JamesH wrote: I don't see anything that reference to Passover in Daniel 9
The reference comes when you observe the prophecy, do the math and place it into history. The seven weeks and 62 weeks from the time the order to rebuild and restore Jerusalem was given comes out to exactly four days before Passover in 33 C.E.
JamesH wrote: What I do see is a problem with the christian math.
Daniel 9 : 2
2 in the first year of his reign I, Daniel, understood by the books the number of the years specified by the word of YHWH through Jeremiah the prophet, that He would accomplish seventy years in the desolations of Jerusalem.
70 years
Daniel 9 : 24
24 “Seventy weeks are determined
For your people and for your holy city,
To finish the transgression,
To make an end of sins,
To make reconciliation for iniquity,
To bring in everlasting righteousness,
To seal up vision and prophecy,
And to anoint the Most Holy.
Seventy ( shabuwa, weeks) is 70 years
How do the Christians get 483 year out of 70 shabuwa?
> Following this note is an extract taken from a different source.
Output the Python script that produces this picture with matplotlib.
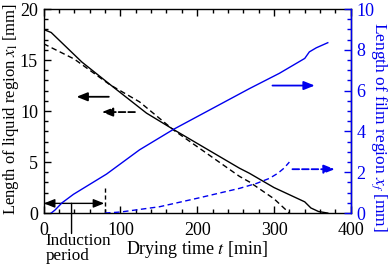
import matplotlib
matplotlib.use("Agg")
import matplotlib.pyplot as plt
from matplotlib.ticker import MultipleLocator

plt.rcParams['font.family'] = ['Liberation Serif', 'DejaVu Serif']
plt.rcParams['mathtext.fontset'] = 'stix'
plt.rcParams['font.size'] = 13

# Liquid region length x_l (left axis)
t_liq_solid = [0, 10, 50, 90, 134, 169, 255, 268, 300, 340, 348, 358, 370]
x_liq_solid = [18.0, 17.7, 14.8, 12.4, 9.8, 8.2, 4.4, 3.9, 2.5, 1.1, 0.5, 0.15, 0.0]
t_liq_dash = [0, 40, 86, 125, 170, 255, 268, 300, 320]
x_liq_dash = [16.6, 15.1, 12.6, 10.9, 8.1, 3.6, 3.05, 1.4, 0.0]

# Film region length x_f (right axis)
t_film_solid = [10, 15, 24, 39, 82, 125, 169, 268, 307, 340, 346, 355, 370]
x_film_solid = [0.0, 0.15, 0.5, 0.92, 1.91, 3.1, 4.1, 6.1, 6.85, 7.58, 7.9, 8.1, 8.35]
t_film_dash = [80, 100, 151, 190, 203, 255, 277, 294, 305, 313, 320]
x_film_dash = [0.0, 0.05, 0.31, 0.64, 0.75, 1.21, 1.45, 1.7, 1.95, 2.2, 2.5]

induction_end = 80

BLUE = '#0000ee'

fig = plt.figure(figsize=(3.92, 2.66), dpi=100)
ax = fig.add_axes([0.111, 0.199, 0.784, 0.767])
ax2 = ax.twinx()

ax.plot(t_liq_solid, x_liq_solid, color='black', lw=1.0)
ax.plot(t_liq_dash, x_liq_dash, color='black', lw=1.0, ls=(0, (4, 2.5)))
ax2.plot(t_film_solid, x_film_solid, color=BLUE, lw=1.0)
ax2.plot(t_film_dash, x_film_dash, color=BLUE, lw=1.0, ls=(0, (4, 2.5)))

ax.set_xlim(0, 400)
ax.set_ylim(0, 20)
ax2.set_ylim(0, 10)

ax.xaxis.set_major_locator(MultipleLocator(100))
ax.xaxis.set_minor_locator(MultipleLocator(20))
ax.yaxis.set_major_locator(MultipleLocator(5))
ax.yaxis.set_minor_locator(MultipleLocator(1))
ax2.yaxis.set_major_locator(MultipleLocator(2))
ax2.yaxis.set_minor_locator(MultipleLocator(0.5))

ax.tick_params(which='both', direction='in', top=True, right=False)
ax.tick_params(which='major', length=5, width=1)
ax.tick_params(which='minor', length=3, width=1)
ax.tick_params(axis='x', pad=6.5)
ax.tick_params(axis='y', pad=4)
ax2.tick_params(which='both', direction='in', colors=BLUE)
ax2.tick_params(which='major', length=5, width=1, pad=4)
ax2.tick_params(which='minor', length=3, width=1)
ax2.spines['right'].set_color(BLUE)
for s in ['left', 'top', 'bottom']:
    ax2.spines[s].set_visible(False)
for s in ax.spines.values():
    s.set_linewidth(1.0)
ax2.spines['right'].set_linewidth(1.0)

ax.set_xlabel(r'Drying time $t$ [min]', labelpad=0)
ax.set_ylabel(r'Length of liquid region $x_\mathrm{l}$ [mm]', fontsize=12)
ax.yaxis.set_label_coords(-0.074, 0.51)
ax2.set_ylabel(r'Length of film region $x_f$ [mm]', color=BLUE, rotation=270,
               fontsize=12.5, va='center')
ax2.yaxis.set_label_coords(1.092, 0.42)

# direction arrows
ap = dict(arrowstyle='-|>,head_length=0.5,head_width=0.2', lw=1.3, shrinkA=0, shrinkB=0)
ax.annotate('', xy=(43, 11.4), xytext=(85, 11.4), arrowprops=dict(color='black', **ap))
ax.annotate('', xy=(76, 9.9), xytext=(119, 9.9), arrowprops=dict(color='black', ls='--', **ap))
ax.annotate('', xy=(353, 12.5), xytext=(298, 12.5), arrowprops=dict(color=BLUE, **ap))
ax.annotate('', xy=(379, 4.3), xytext=(324, 4.3), arrowprops=dict(color=BLUE, ls='--', **ap))

# induction period
ax.plot([induction_end, induction_end], [0, 2.6], color='black', lw=1.0, ls=(0, (3, 2)))
ap2 = dict(arrowstyle='<|-|>,head_length=0.5,head_width=0.2', lw=1.0, shrinkA=0, shrinkB=0, color='black')
ax.annotate('', xy=(0.5, 0.95), xytext=(induction_end - 1, 0.95), arrowprops=ap2)
ax.annotate('', xy=(36.5, 0.95), xytext=(36.5, -2.0), annotation_clip=False,
            arrowprops=dict(arrowstyle='-', lw=1.0, color='black', shrinkA=0, shrinkB=0))
ax.text(3, -1.95, 'Induction\nperiod', ha='left', va='top', linespacing=0.95, fontsize=12.3)

fig.savefig('out.png', dpi=100)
If your assessment of this is right then God got it wrong. It took much more than 7 weeks from the giving of the order for Jerusalem to be rebuilt. Verses 25 and 26 say that it would be seven weeks and sixty two weeks, with implication being the city would be rebuilt in the seven weeks, and then after the 62 weeks the anointed manifestation of the message would be cut off. So either God meant something other than weeks, or God got it wrong.
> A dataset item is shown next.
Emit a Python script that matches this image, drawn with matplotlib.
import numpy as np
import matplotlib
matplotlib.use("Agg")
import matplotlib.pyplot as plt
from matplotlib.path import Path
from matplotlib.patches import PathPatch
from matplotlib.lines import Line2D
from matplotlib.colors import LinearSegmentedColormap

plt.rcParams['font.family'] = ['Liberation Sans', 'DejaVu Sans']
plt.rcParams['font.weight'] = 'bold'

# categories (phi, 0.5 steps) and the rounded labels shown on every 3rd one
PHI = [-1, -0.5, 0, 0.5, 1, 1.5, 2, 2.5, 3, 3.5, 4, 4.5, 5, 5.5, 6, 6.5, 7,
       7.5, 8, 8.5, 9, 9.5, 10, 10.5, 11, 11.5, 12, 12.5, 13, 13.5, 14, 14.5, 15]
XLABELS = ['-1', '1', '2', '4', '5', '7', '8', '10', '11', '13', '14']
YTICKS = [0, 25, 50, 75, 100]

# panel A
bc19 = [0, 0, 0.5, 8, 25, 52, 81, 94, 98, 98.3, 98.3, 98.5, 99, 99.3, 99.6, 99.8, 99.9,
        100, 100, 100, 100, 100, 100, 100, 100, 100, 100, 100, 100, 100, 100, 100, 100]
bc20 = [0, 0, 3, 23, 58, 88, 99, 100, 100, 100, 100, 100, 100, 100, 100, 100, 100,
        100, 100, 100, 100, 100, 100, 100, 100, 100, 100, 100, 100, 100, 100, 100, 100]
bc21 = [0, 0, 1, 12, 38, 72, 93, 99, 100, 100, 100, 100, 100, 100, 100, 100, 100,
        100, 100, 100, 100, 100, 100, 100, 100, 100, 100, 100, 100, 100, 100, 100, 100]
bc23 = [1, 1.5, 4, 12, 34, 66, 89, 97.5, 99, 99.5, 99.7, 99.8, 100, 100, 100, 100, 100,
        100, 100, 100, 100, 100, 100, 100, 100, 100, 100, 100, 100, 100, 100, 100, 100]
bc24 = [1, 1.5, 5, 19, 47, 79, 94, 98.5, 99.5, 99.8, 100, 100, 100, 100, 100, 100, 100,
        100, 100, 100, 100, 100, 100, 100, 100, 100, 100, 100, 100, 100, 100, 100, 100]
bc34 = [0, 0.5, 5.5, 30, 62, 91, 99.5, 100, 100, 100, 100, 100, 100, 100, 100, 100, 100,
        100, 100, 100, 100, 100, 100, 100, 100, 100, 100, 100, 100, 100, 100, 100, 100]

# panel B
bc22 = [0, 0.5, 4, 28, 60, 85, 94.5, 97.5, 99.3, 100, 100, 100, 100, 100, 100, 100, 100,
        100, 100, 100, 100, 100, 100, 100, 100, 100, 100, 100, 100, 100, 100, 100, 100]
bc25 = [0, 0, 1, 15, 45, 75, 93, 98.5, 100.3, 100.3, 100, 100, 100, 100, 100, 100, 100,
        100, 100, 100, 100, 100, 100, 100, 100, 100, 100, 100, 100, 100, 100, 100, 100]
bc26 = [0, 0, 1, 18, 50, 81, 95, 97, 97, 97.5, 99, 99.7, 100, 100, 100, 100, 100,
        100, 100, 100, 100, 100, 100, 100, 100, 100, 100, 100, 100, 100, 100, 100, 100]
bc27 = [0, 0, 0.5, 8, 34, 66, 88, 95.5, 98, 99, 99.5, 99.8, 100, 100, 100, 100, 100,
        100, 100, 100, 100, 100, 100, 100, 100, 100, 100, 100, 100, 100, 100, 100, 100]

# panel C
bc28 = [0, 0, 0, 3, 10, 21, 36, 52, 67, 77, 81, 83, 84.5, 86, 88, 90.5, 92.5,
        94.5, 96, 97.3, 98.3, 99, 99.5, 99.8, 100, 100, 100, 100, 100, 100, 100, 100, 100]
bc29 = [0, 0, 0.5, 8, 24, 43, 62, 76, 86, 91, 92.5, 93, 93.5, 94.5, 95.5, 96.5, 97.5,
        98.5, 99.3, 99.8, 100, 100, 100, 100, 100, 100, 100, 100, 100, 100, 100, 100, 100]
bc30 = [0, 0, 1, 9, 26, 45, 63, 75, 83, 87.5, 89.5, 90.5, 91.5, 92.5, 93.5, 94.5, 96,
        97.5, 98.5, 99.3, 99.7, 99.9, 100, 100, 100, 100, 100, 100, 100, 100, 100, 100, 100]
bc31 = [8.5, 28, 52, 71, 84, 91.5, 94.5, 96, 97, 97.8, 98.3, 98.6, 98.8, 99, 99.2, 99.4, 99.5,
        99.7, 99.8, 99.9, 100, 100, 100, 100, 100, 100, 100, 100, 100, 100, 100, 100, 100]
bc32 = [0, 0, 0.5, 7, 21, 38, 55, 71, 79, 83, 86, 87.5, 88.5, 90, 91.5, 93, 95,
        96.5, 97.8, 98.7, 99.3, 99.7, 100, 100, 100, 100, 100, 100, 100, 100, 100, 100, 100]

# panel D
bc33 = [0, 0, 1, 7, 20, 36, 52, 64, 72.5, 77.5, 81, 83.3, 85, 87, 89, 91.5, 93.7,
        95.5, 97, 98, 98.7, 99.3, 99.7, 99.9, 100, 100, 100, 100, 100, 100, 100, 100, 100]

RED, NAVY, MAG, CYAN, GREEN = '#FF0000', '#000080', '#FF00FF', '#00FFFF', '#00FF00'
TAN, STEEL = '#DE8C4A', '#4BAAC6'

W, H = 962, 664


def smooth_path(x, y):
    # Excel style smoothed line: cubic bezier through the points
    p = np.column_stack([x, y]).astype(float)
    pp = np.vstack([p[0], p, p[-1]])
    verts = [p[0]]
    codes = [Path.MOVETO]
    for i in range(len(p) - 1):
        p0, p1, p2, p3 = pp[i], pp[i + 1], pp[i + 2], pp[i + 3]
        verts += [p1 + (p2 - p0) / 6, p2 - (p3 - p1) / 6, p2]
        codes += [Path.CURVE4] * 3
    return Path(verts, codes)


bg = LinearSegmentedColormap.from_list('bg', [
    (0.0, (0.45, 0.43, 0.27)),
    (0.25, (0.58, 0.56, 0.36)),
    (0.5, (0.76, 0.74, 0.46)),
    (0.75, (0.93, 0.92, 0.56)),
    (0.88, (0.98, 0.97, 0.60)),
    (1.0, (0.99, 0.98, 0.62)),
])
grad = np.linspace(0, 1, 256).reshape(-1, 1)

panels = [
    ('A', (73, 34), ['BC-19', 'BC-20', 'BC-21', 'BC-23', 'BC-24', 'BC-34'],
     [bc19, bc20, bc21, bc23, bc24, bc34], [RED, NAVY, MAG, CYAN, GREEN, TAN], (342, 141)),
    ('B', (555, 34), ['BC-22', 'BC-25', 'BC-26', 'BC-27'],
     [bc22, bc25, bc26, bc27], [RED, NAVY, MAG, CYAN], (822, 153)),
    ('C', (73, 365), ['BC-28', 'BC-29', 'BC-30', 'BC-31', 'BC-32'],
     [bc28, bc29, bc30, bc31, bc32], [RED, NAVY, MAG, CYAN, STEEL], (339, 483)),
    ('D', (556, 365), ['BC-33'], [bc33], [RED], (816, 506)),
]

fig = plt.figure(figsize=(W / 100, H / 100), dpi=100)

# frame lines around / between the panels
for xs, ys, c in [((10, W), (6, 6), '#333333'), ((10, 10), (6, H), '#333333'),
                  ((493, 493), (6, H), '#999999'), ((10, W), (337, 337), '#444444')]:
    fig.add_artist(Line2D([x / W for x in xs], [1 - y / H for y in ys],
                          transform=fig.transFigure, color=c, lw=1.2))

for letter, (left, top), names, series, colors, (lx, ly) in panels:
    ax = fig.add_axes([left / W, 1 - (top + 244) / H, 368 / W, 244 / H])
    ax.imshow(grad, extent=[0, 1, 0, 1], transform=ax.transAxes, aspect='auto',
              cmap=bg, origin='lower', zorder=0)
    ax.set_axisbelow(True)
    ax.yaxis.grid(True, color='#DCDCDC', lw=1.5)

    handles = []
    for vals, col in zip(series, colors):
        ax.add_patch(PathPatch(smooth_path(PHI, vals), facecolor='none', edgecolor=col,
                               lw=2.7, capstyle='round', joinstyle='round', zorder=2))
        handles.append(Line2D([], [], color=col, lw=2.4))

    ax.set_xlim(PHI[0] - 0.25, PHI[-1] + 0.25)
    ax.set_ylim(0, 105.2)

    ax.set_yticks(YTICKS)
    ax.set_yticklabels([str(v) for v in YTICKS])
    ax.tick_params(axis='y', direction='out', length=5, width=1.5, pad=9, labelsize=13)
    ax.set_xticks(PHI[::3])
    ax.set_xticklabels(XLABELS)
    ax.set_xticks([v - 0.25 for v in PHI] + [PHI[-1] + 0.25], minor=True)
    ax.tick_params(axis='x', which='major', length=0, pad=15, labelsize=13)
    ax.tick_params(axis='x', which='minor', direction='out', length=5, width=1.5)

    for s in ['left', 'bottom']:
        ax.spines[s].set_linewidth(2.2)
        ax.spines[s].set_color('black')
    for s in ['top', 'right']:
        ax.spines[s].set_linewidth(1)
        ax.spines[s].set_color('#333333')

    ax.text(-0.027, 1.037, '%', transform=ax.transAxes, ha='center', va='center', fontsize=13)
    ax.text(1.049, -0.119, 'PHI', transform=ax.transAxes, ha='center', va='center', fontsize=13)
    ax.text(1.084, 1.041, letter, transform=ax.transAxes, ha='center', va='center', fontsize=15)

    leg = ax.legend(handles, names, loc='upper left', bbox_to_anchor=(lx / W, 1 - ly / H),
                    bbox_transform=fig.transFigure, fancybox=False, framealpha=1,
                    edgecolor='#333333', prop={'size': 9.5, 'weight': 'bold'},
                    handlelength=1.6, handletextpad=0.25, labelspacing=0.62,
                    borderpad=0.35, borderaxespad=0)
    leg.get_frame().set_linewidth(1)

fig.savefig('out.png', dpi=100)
Week is a derived meaning of the word shabuwah, one which fits most instances but not all. Shabuwah’s most literal meaning is period of seven. Hence why in Daniel 10 we read 3 weeks of days, or three shabuwah of yom, or three periods of seven days.
TWOT: שָׁבוַּע (šābûaʿ). A period of seven, a week, the Feast of Weeks. This term occurs twenty times in the OT, always indicating a period of seven. Indeed, the word obviously comes to us from šebaʿ (q.v.) and could literally be translated always as “seven-period.”
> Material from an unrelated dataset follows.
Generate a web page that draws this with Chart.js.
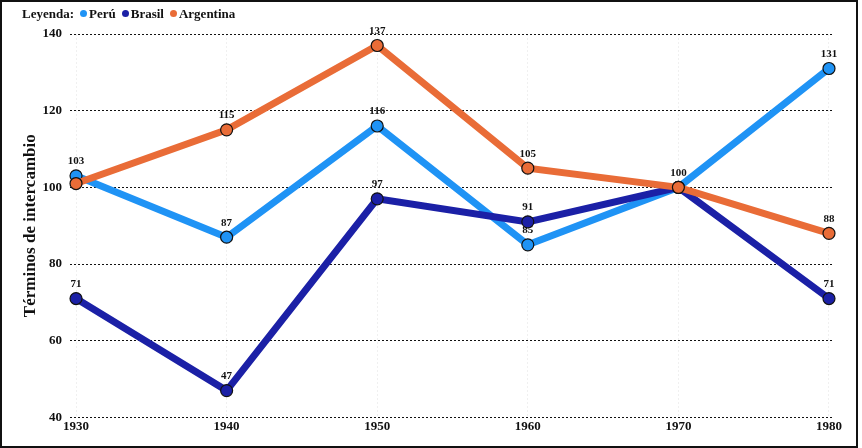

In Deut 16:9, šābûʿa represents a period of seven days (literally “seven seven-periods you-shall-number-to-you”). The context in verses 9, 10, and 16 demands the time to be in terms of “days.” No serious expositor has ever argued for “years” here.
It might be noted that in Deut 16:9 in the spelling of the plural, the central vowel letter—the waw–is omitted (šābūʿôt), as it is also at times in the singular (e.g. Gen 29:27, šĕbūaʿ) where in an unpointed text it would then be spelled identically to seven, šebaʿ, in the feminine.
While in Deut 16:9, discussed above, šābūʿa represents a period of seven days, in Dan 9:24,25.26,27 it denotes a period of seven years in each of its appearances in these four verses. This is proven by the context wherein Daniel recognizes that the seventy-year period of captivity is almost over. The land had been fallow for seventy years and thus repaid the Lord the seventy sabbatical years owed to him for the prior seventy periods of seven years (Dan 9:2; Jer 25:12; cf. II Chr 36:21!). Just as Daniel is in prayer concerning this matter, the angel Gabriel appears and informs him that Israel’s restoration will not be complete until she goes through another seventy periods-of-seven, šābûaʿ (Dan 9:24ff)! Note also the apparent reference in Dan 12:11 to half of Daniel’s last seventy (9:27); it is 1290 days, approximately three and a half years. Thus here it means years.
So it is most accurately saying seven periods of seven and sixty two periods of seven.